**Task to complete**
Your task is to give the listing below back word for word, pictures excluded.

------

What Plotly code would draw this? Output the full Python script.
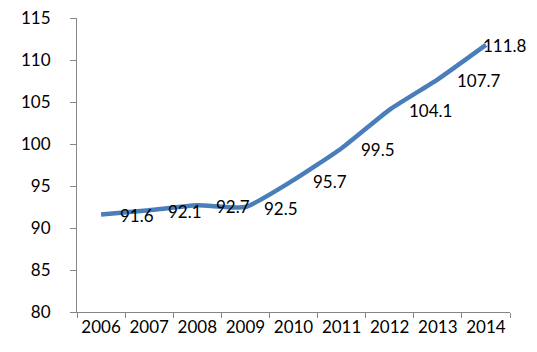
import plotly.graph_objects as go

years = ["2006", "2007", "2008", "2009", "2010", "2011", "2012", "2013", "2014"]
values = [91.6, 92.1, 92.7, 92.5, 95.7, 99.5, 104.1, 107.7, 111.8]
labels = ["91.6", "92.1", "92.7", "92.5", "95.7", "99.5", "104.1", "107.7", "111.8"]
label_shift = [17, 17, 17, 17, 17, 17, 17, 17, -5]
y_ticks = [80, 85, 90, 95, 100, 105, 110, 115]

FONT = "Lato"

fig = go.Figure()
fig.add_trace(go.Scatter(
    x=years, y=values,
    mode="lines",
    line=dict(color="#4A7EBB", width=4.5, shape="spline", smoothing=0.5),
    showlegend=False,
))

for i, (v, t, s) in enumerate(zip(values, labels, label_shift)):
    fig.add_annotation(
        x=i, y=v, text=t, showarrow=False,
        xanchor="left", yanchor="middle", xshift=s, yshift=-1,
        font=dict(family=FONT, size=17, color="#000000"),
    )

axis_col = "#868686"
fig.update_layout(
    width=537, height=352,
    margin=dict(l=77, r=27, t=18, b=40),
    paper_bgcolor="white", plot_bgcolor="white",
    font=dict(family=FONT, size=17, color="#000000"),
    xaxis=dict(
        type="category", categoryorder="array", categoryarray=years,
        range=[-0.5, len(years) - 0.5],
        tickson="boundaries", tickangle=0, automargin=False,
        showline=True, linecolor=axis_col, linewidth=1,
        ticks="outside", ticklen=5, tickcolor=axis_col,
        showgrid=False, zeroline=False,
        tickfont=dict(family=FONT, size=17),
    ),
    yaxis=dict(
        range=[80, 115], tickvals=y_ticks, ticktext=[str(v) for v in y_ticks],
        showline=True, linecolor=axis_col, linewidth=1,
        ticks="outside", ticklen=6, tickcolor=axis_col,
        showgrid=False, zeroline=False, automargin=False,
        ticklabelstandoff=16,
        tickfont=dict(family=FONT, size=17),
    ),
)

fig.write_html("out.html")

------

**Solution for this task**
What Plotly code would draw this? Output the full Python script.
import plotly.graph_objects as go

years = ["2006", "2007", "2008", "2009", "2010", "2011", "2012", "2013", "2014"]
values = [91.6, 92.1, 92.7, 92.5, 95.7, 99.5, 104.1, 107.7, 111.8]
labels = ["91.6", "92.1", "92.7", "92.5", "95.7", "99.5", "104.1", "107.7", "111.8"]
label_shift = [17, 17, 17, 17, 17, 17, 17, 17, -5]
y_ticks = [80, 85, 90, 95, 100, 105, 110, 115]

FONT = "Lato"

fig = go.Figure()
fig.add_trace(go.Scatter(
    x=years, y=values,
    mode="lines",
    line=dict(color="#4A7EBB", width=4.5, shape="spline", smoothing=0.5),
    showlegend=False,
))

for i, (v, t, s) in enumerate(zip(values, labels, label_shift)):
    fig.add_annotation(
        x=i, y=v, text=t, showarrow=False,
        xanchor="left", yanchor="middle", xshift=s, yshift=-1,
        font=dict(family=FONT, size=17, color="#000000"),
    )

axis_col = "#868686"
fig.update_layout(
    width=537, height=352,
    margin=dict(l=77, r=27, t=18, b=40),
    paper_bgcolor="white", plot_bgcolor="white",
    font=dict(family=FONT, size=17, color="#000000"),
    xaxis=dict(
        type="category", categoryorder="array", categoryarray=years,
        range=[-0.5, len(years) - 0.5],
        tickson="boundaries", tickangle=0, automargin=False,
        showline=True, linecolor=axis_col, linewidth=1,
        ticks="outside", ticklen=5, tickcolor=axis_col,
        showgrid=False, zeroline=False,
        tickfont=dict(family=FONT, size=17),
    ),
    yaxis=dict(
        range=[80, 115], tickvals=y_ticks, ticktext=[str(v) for v in y_ticks],
        showline=True, linecolor=axis_col, linewidth=1,
        ticks="outside", ticklen=6, tickcolor=axis_col,
        showgrid=False, zeroline=False, automargin=False,
        ticklabelstandoff=16,
        tickfont=dict(family=FONT, size=17),
    ),
)

fig.write_html("out.html")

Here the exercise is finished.